EXERCISE PROMPT → The lines from the top of the material below through the line containing "(0,\yy) -- (1300,\yy);" are to be printed exactly, with pictures omitted.

>> Start SUPPLIED INFORMATION

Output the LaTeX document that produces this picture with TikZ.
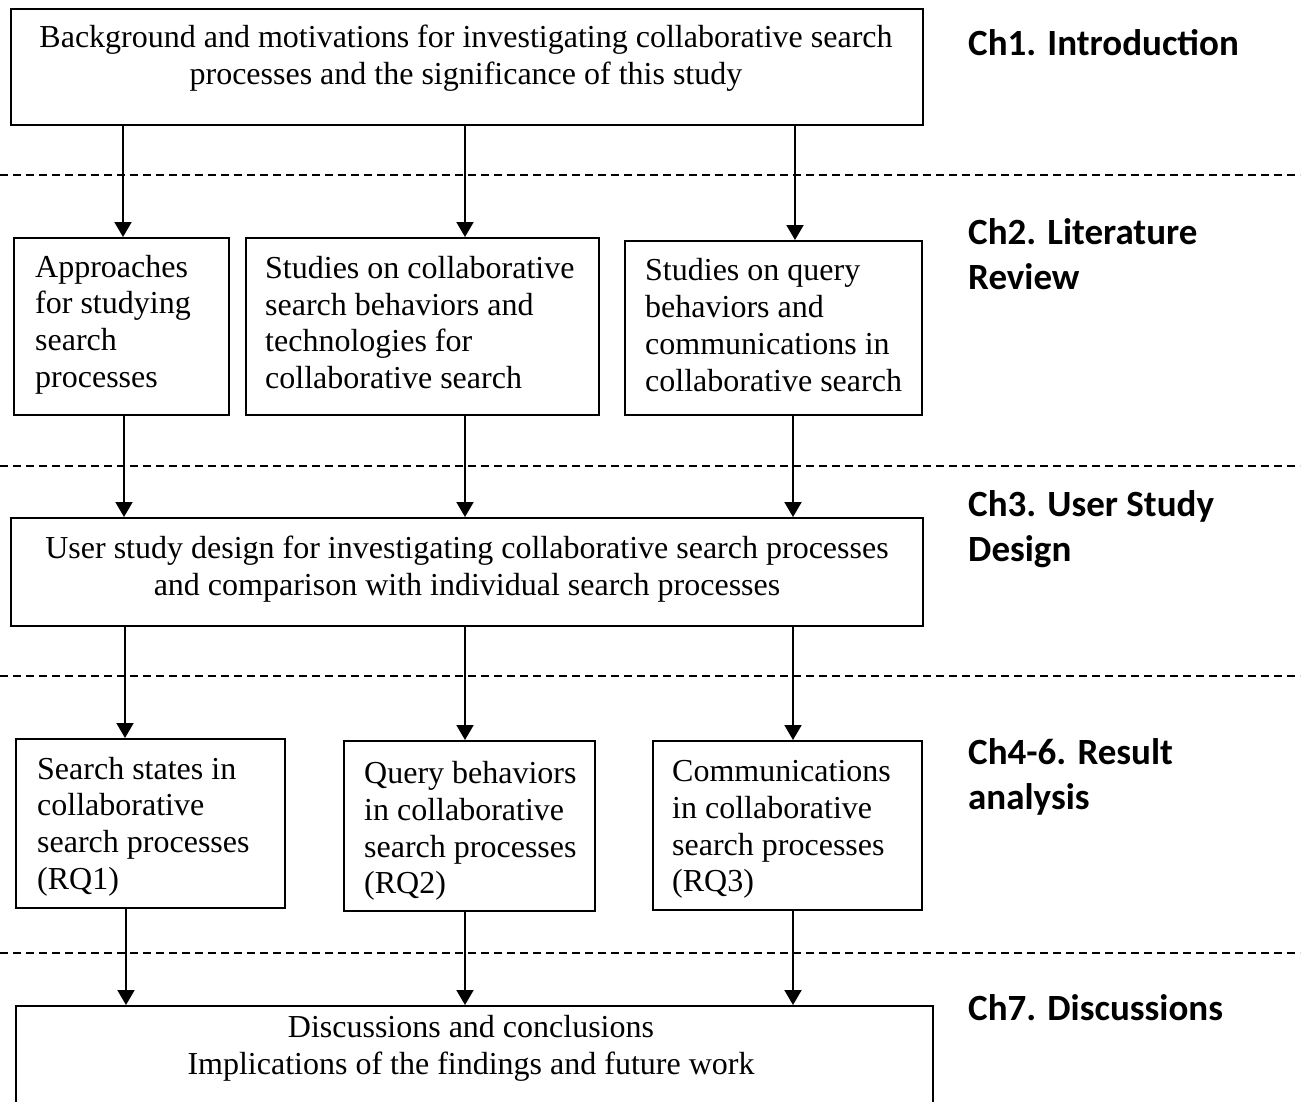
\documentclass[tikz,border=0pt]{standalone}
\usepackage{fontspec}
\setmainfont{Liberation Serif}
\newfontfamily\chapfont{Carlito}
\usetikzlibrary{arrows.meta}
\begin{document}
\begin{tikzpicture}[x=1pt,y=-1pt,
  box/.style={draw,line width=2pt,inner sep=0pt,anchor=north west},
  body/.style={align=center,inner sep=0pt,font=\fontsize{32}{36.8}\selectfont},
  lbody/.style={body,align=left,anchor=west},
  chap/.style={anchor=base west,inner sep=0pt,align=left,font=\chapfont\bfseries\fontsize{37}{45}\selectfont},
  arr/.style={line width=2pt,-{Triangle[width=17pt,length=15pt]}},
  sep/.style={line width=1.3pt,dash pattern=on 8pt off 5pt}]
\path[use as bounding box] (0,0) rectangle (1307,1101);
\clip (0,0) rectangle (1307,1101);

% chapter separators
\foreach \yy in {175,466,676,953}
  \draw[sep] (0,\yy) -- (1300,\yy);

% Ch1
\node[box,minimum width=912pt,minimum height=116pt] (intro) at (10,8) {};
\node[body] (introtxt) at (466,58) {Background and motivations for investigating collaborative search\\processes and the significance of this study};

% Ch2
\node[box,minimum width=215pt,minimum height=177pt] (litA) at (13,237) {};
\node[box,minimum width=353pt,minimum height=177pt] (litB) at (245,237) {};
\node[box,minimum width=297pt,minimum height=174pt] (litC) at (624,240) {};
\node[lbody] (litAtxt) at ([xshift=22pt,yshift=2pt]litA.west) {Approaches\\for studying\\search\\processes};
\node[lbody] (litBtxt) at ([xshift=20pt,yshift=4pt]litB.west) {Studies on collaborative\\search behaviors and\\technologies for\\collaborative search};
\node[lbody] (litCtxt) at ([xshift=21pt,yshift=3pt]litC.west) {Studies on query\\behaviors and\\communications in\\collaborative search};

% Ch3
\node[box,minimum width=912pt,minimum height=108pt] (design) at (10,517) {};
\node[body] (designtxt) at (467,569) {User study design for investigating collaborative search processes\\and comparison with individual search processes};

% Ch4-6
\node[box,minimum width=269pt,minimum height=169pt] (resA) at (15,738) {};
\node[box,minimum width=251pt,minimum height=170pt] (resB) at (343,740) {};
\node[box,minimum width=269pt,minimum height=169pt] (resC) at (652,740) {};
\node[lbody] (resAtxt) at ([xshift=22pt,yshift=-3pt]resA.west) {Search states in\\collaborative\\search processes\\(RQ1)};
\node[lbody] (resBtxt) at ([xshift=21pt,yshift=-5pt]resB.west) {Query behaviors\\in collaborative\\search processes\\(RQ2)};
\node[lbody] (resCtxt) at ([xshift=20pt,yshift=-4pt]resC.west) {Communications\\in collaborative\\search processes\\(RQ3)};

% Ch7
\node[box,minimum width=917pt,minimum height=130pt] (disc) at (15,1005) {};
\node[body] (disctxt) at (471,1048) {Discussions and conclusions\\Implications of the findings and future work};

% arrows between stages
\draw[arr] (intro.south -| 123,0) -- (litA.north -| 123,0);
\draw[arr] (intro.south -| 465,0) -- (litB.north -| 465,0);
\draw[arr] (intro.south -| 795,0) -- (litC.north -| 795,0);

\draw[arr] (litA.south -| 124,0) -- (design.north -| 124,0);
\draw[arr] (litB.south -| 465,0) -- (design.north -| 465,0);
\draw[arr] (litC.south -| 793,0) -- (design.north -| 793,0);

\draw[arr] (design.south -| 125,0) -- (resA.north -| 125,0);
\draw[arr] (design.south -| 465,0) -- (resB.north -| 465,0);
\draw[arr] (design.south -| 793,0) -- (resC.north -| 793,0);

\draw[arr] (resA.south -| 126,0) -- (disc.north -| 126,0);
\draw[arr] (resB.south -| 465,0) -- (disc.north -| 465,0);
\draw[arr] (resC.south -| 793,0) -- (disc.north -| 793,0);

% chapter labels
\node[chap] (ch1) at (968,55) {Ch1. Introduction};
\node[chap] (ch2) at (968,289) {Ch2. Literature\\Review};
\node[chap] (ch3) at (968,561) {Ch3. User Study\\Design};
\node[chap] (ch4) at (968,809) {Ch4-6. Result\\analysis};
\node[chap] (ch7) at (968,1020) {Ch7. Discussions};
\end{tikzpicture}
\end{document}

>> End SUPPLIED INFORMATION

COMPLETE ANSWER →
Output the LaTeX document that produces this picture with TikZ.
\documentclass[tikz,border=0pt]{standalone}
\usepackage{fontspec}
\setmainfont{Liberation Serif}
\newfontfamily\chapfont{Carlito}
\usetikzlibrary{arrows.meta}
\begin{document}
\begin{tikzpicture}[x=1pt,y=-1pt,
  box/.style={draw,line width=2pt,inner sep=0pt,anchor=north west},
  body/.style={align=center,inner sep=0pt,font=\fontsize{32}{36.8}\selectfont},
  lbody/.style={body,align=left,anchor=west},
  chap/.style={anchor=base west,inner sep=0pt,align=left,font=\chapfont\bfseries\fontsize{37}{45}\selectfont},
  arr/.style={line width=2pt,-{Triangle[width=17pt,length=15pt]}},
  sep/.style={line width=1.3pt,dash pattern=on 8pt off 5pt}]
\path[use as bounding box] (0,0) rectangle (1307,1101);
\clip (0,0) rectangle (1307,1101);

% chapter separators
\foreach \yy in {175,466,676,953}
  \draw[sep] (0,\yy) -- (1300,\yy);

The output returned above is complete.